Group Prior Select the type of prior for group membership. The choices are proportional, uniform, or none. Comma delimited numeric values can be entered. If supplied the numeric values must be positive and sum to one.

Save Model Object

In the Save As field, enter the name for the object in which to save the results of the analysis. If an object with this name already exists, its contents are overwritten. The model object can be used in later functions such as plotting.

Results page

__image\discrim2.gif

In the Discriminant Analysis dialog, the Results page has the following options:

Printed/Graphic Results

Short Output for Discriminant Analysis

Display the estimates for the group means, covariance matrices, and model coefficients.

Long Output for Discriminant Analysis

Display the estimates for the group means, covariance matrices, model coefficients, and classification error. Compute multivariate tests for the equivalence of the means and tests for normality of the training data.

Plot for Discriminant Analysis

Generate scatter plots of the training data. For the canonical discriminant function, the canonical variates are plotted.

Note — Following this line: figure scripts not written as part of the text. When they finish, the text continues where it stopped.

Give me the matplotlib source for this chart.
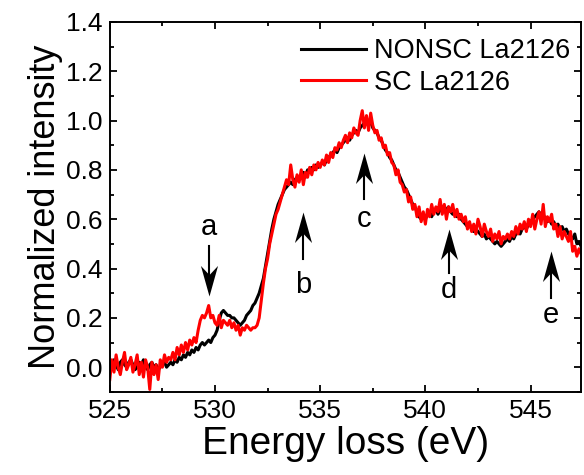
import numpy as np
import matplotlib
matplotlib.use("Agg")
import matplotlib.pyplot as plt
from matplotlib.ticker import MultipleLocator
from matplotlib.path import Path

plt.rcParams['font.family'] = ['Liberation Sans', 'DejaVu Sans']

# energy axis, 0.1 eV steps
energy = np.round(np.arange(525.0, 547.45, 0.1), 2)

nonsc = [
    0.02, 0.00, 0.03, 0.01, -0.01, 0.02, 0.03, 0.01, 0.00, 0.02,
    0.03, 0.01, -0.01, 0.00, 0.02, 0.01, 0.03, 0.00, -0.01, 0.01,
    0.02, 0.00, 0.01, -0.01, 0.00, 0.01, 0.02, 0.00, 0.01, 0.02,
    0.01, 0.03, 0.02, 0.04, 0.03, 0.05, 0.04, 0.06, 0.05, 0.07,
    0.06, 0.08, 0.07, 0.09, 0.10, 0.09, 0.10, 0.11, 0.10, 0.12,
    0.13, 0.15, 0.19, 0.22, 0.23, 0.22, 0.21, 0.21, 0.20, 0.20,
    0.19, 0.18, 0.17, 0.18, 0.19, 0.21, 0.22, 0.23, 0.25, 0.26,
    0.28, 0.30, 0.33, 0.36, 0.41, 0.46, 0.51, 0.56, 0.60, 0.63,
    0.66, 0.68, 0.70, 0.72, 0.73, 0.74, 0.75, 0.74, 0.76, 0.77,
    0.76, 0.78, 0.79, 0.77, 0.80, 0.79, 0.81, 0.80, 0.82, 0.81,
    0.82, 0.83, 0.82, 0.84, 0.85, 0.86, 0.87, 0.88, 0.87, 0.89,
    0.90, 0.91, 0.92, 0.93, 0.92, 0.94, 0.95, 0.96, 0.95, 0.97,
    0.98, 0.99, 1.00, 0.98, 1.00, 0.97, 0.96, 0.95, 0.93, 0.92,
    0.90, 0.88, 0.87, 0.85, 0.84, 0.82, 0.80, 0.79, 0.77, 0.75,
    0.73, 0.72, 0.70, 0.68, 0.66, 0.65, 0.63, 0.61, 0.60, 0.61,
    0.60, 0.62, 0.63, 0.61, 0.63, 0.64, 0.62, 0.64, 0.65, 0.63,
    0.64, 0.65, 0.63, 0.62, 0.63, 0.61, 0.62, 0.60, 0.59, 0.58,
    0.57, 0.58, 0.56, 0.55, 0.56, 0.55, 0.54, 0.53, 0.54, 0.52,
    0.53, 0.52, 0.51, 0.50, 0.51, 0.50, 0.49, 0.50, 0.51, 0.52,
    0.51, 0.53, 0.52, 0.54, 0.55, 0.54, 0.56, 0.57, 0.56, 0.58,
    0.59, 0.60, 0.61, 0.62, 0.63, 0.61, 0.62, 0.60, 0.59, 0.60,
    0.58, 0.59, 0.57, 0.58, 0.56, 0.57, 0.55, 0.56, 0.54, 0.53,
    0.52, 0.54, 0.50, 0.51, 0.49,
]

sc = [
    -0.05, 0.03, -0.02, 0.05, 0.00, -0.03, 0.02, 0.06, -0.01, 0.01,
    0.04, -0.02, 0.01, 0.05, -0.03, 0.02, -0.04, 0.03, 0.00, -0.09,
    0.02, -0.03, 0.01, -0.05, 0.03, 0.00, 0.05, 0.02, 0.04, 0.03,
    0.06, 0.03, 0.08, 0.05, 0.09, 0.06, 0.10, 0.07, 0.11, 0.09,
    0.12, 0.10, 0.15, 0.19, 0.21, 0.20, 0.22, 0.25, 0.20, 0.21,
    0.18, 0.17, 0.21, 0.16, 0.19, 0.18, 0.17, 0.19, 0.16, 0.18,
    0.15, 0.17, 0.13, 0.16, 0.15, 0.17, 0.16, 0.15, 0.16, 0.16,
    0.17, 0.20, 0.27, 0.34, 0.40, 0.44, 0.50, 0.54, 0.58, 0.62,
    0.64, 0.67, 0.70, 0.73, 0.76, 0.74, 0.82, 0.76, 0.73, 0.78,
    0.75, 0.80, 0.74, 0.79, 0.77, 0.81, 0.78, 0.82, 0.80, 0.83,
    0.81, 0.84, 0.82, 0.86, 0.83, 0.87, 0.85, 0.89, 0.88, 0.91,
    0.89, 0.92, 0.94, 0.91, 0.95, 0.93, 0.97, 0.95, 0.94, 1.00,
    1.04, 0.97, 1.02, 0.96, 1.03, 0.98, 0.95, 0.96, 0.92, 0.93,
    0.89, 0.90, 0.86, 0.87, 0.83, 0.82, 0.78, 0.80, 0.75, 0.74,
    0.71, 0.72, 0.67, 0.69, 0.64, 0.66, 0.61, 0.65, 0.59, 0.63,
    0.58, 0.64, 0.61, 0.66, 0.62, 0.65, 0.63, 0.68, 0.62, 0.66,
    0.60, 0.65, 0.63, 0.66, 0.61, 0.64, 0.60, 0.62, 0.59, 0.61,
    0.56, 0.59, 0.55, 0.58, 0.54, 0.60, 0.57, 0.53, 0.58, 0.55,
    0.53, 0.56, 0.51, 0.54, 0.52, 0.55, 0.50, 0.53, 0.52, 0.54,
    0.52, 0.55, 0.53, 0.57, 0.54, 0.58, 0.56, 0.59, 0.55, 0.60,
    0.57, 0.62, 0.56, 0.60, 0.63, 0.58, 0.66, 0.57, 0.61, 0.59,
    0.62, 0.56, 0.58, 0.53, 0.57, 0.52, 0.55, 0.53, 0.51, 0.55,
    0.47, 0.49, 0.45, 0.48, 0.46,
]

# peak markers: label, x, text y, arrow tail y, arrow tip y
labels = ['a', 'b', 'c', 'd', 'e']
label_x = [529.7, 534.2, 537.1, 541.1, 545.95]
label_y = [0.57, 0.335, 0.60, 0.315, 0.21]
tail_y = [0.49, 0.44, 0.68, 0.38, 0.28]
tip_y = [0.29, 0.63, 0.87, 0.56, 0.47]

# stealth-type arrow heads, tip at the marker origin
head_up = Path([(0, 0), (-0.28, -1), (0, -0.7), (0.28, -1), (0, 0)],
               [Path.MOVETO, Path.LINETO, Path.LINETO, Path.LINETO, Path.CLOSEPOLY])
head_down = Path([(0, 0), (-0.28, 1), (0, 0.7), (0.28, 1), (0, 0)],
                 [Path.MOVETO, Path.LINETO, Path.LINETO, Path.LINETO, Path.CLOSEPOLY])

fig = plt.figure(figsize=(5.84, 4.75), dpi=100)
ax = fig.add_axes([0.188, 0.175, 0.807, 0.779])

ax.plot(energy, nonsc, color='black', lw=2.2, label='NONSC La2126')
ax.plot(energy, sc, color='red', lw=2.2, label='SC La2126')

for lab, x, ty, y0, y1 in zip(labels, label_x, label_y, tail_y, tip_y):
    ax.text(x, ty, lab, fontsize=21, ha='center', va='center')
    ax.plot([x, x], [y0, y1 + (0.05 if y1 < y0 else -0.05)], color='black', lw=1.5)
    ax.plot([x], [y1], marker=head_down if y1 < y0 else head_up,
            markersize=44, color='black', markeredgewidth=0)

ax.set_xlim(525, 547.4)
ax.set_ylim(-0.1, 1.4)
ax.xaxis.set_major_locator(MultipleLocator(5))
ax.xaxis.set_minor_locator(MultipleLocator(2.5))
ax.yaxis.set_major_locator(MultipleLocator(0.2))
ax.yaxis.set_minor_locator(MultipleLocator(0.1))
ax.yaxis.set_major_formatter(matplotlib.ticker.FormatStrFormatter('%.1f'))
ax.tick_params(which='both', direction='in', top=True, right=True, width=1.3)
ax.tick_params(which='major', length=5, labelsize=19, pad=5)
ax.tick_params(which='minor', length=3)
for s in ax.spines.values():
    s.set_linewidth(1.4)

ax.set_xlabel('Energy loss (eV)', fontsize=28, labelpad=2)
ax.set_ylabel('Normalized intensity', fontsize=26, labelpad=2)

ax.legend(loc='upper right', frameon=False, fontsize=19.5, handlelength=2.4,
          handletextpad=0.3, labelspacing=0.2, borderaxespad=0.0,
          bbox_to_anchor=(1.0, 0.985))

fig.savefig('out.png', dpi=100)
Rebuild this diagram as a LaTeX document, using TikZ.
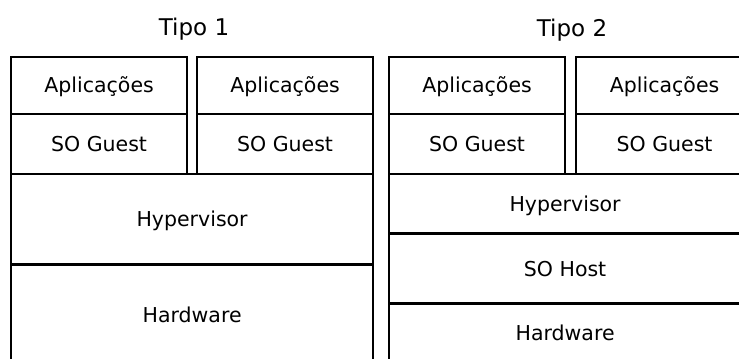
\documentclass[tikz,border=0pt]{standalone}
\usepackage{fontspec}
\setmainfont{DejaVu Sans}
\begin{document}
\begin{tikzpicture}[x=1bp, y=-1bp,
  layer/.style={draw, line width=2.2bp, anchor=north west, inner sep=0pt,
    font=\fontsize{20.5bp}{24bp}\selectfont, text height=14bp, text depth=0bp},
  title/.style={font=\fontsize{23bp}{28bp}\selectfont, anchor=base, inner sep=0pt},
  seam/.style={line width=3bp}]
\useasboundingbox (0,0) rectangle (739,358);
\clip (0,0) rectangle (739,358);

% Type 1: bare-metal hypervisor
\node[title] (t1) at (194,35) {Tipo 1};
\node[layer, minimum width=176bp, minimum height=57bp] (app1a) at (10,56) {Aplicações};
\node[layer, minimum width=176bp, minimum height=60bp] (os1a) at (10,113) {SO Guest};
\node[layer, minimum width=176bp, minimum height=57bp] (app1b) at (196,56) {Aplicações};
\node[layer, minimum width=176bp, minimum height=60bp] (os1b) at (196,113) {SO Guest};
\node[layer, minimum width=362bp, minimum height=91bp] (hyp1) at (10,173) {Hypervisor};
\node[layer, minimum width=362bp, minimum height=100bp] (hw1) at (10,264) {Hardware};
\draw[seam] (hw1.north west) -- (hw1.north east);

% Type 2: hosted hypervisor
\node[title] (t2) at (572,36.5) {Tipo 2};
\node[layer, minimum width=176bp, minimum height=57bp] (app2a) at (388,56) {Aplicações};
\node[layer, minimum width=176bp, minimum height=60bp] (os2a) at (388,113) {SO Guest};
\node[layer, minimum width=177bp, minimum height=57bp] (app2b) at (575,56) {Aplicações};
\node[layer, minimum width=177bp, minimum height=60bp] (os2b) at (575,113) {SO Guest};
\node[layer, minimum width=352bp, minimum height=60bp] (hyp2) at (388,173) {Hypervisor};
\node[layer, minimum width=352bp, minimum height=70bp] (host2) at (388,233) {SO Host};
\node[layer, minimum width=352bp, minimum height=58bp] (hw2) at (388,303) {Hardware};
\draw[seam] (host2.north west) -- (host2.north east);
\draw[seam] (hw2.north west) -- (hw2.north east);
\end{tikzpicture}
\end{document}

Saved Results for Discriminant Analysis

Save In Enter the name of the data set in which to put the predicted results, or select an existing data set from the dropdown list. If an existing data set is selected the new columns are concatenated beyond the last column. For each observation in the training data, a posterior probability of group membership is estimated. A factor column is also generated that assigns each observation to the group with the highest probability.

Plug-in Select to use the plug-in estimates

Predictive Select to use the Bayesian approach to discriminant analysis. This option is not available for the canonical discrimnant function.

Debiased Select to use a bias correction for the plug-in estimates. This option is not available for the canonical discriminant function.

Crossvalidate Select to use the leave-one-out crossvalidate estimates. This option is not available for the proportional, equal correlation, or common principal component covariance models.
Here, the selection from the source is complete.